Florida lawmakers on Friday conceded defeat on passing congressional district maps and are heading home after a noon deadline ended the session.
Unless the Legislature calls another special session, it will likely fall to the courts to draw the map.
The day started at 9 a.m. with Sen. Bill Galvano, R-Bradenton, the Senate’s redistricting committee chair, asking his fellow senators to reject a proposed map from the House and insist the House adopt the Senate’s version. Senators agreed to the proposal, and the two sides went into a meeting.
It quickly grew tense.
“It certainly sounds like we are no closer than yesterday,” state Rep. Jose Oliva, R-Miami, the House’s redistricting committee chair.
He and Galvano began to talk over each other and, finally, Galvano called for a formal conference committee and the senators left the room mid-meeting.
In order to hold the conference committee, the legislature had to extend the session, but the map must be drawn by Aug. 25, a deadline imposed by the courts.
Just after 10:30, the Senate voted to extend the session until 6 p.m. Aug. 25.
The House convened at 11 a.m., and it had two choices vote for the Senate map, or vote to extend the session through Tuesday.
Stunningly, it chose to do neither.
"I cannot say that we should extend," Oliva said. "I cannot support a motion to extend, knowing what I know, knowing what the differences are."
The House voted 3-99 not to extend the session and sent the Senate back the same House-designed map.
The Senate then voted again to extend session, and sent an entirely new map to the House.
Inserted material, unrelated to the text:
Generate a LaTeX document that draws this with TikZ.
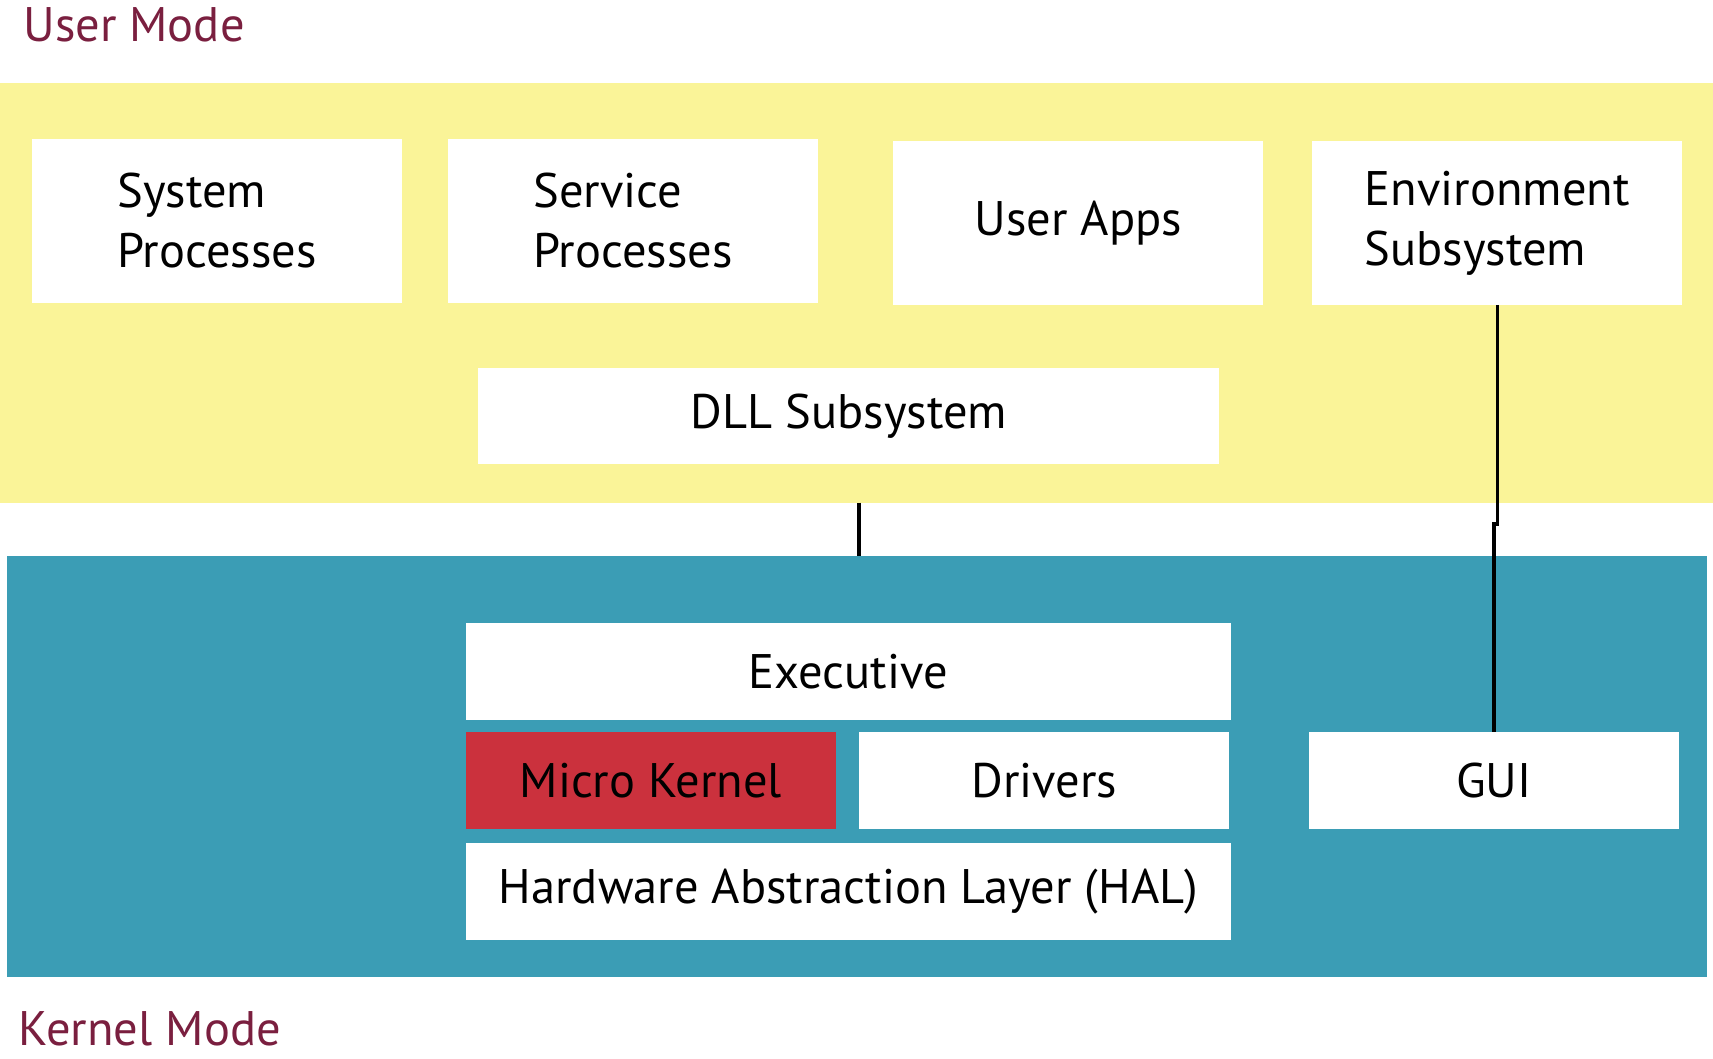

The House rejected both proposals again.
"We'll be back here in October to do this again," Speaker Steve Crisafulli said of the coming special session to draw state Senate districts. "And I expect to do it the same way."
The primary disagreement was over the Senate's proposed changes in Central Florida. The Senate map called for extending a congressional district in Hillsborough County to cover all the eastern portion of the county. To do so, the district also pulled southward and another district had to move in, over a county line, to cover the gap.
Oliva called the decision to use county lines in Hillsborough but draw over them elsewhere "an inconsistency."
Oliva said that he felt the Senate map would not hold up to the scrutiny of the courts, and that as long as it is under court order, the legislature should adhere to the Florida Supreme Court suggestions as closely as possible.
"The Senate feels very strongly about this being a legislative process," Oliva said. "Our consideration has been the end product."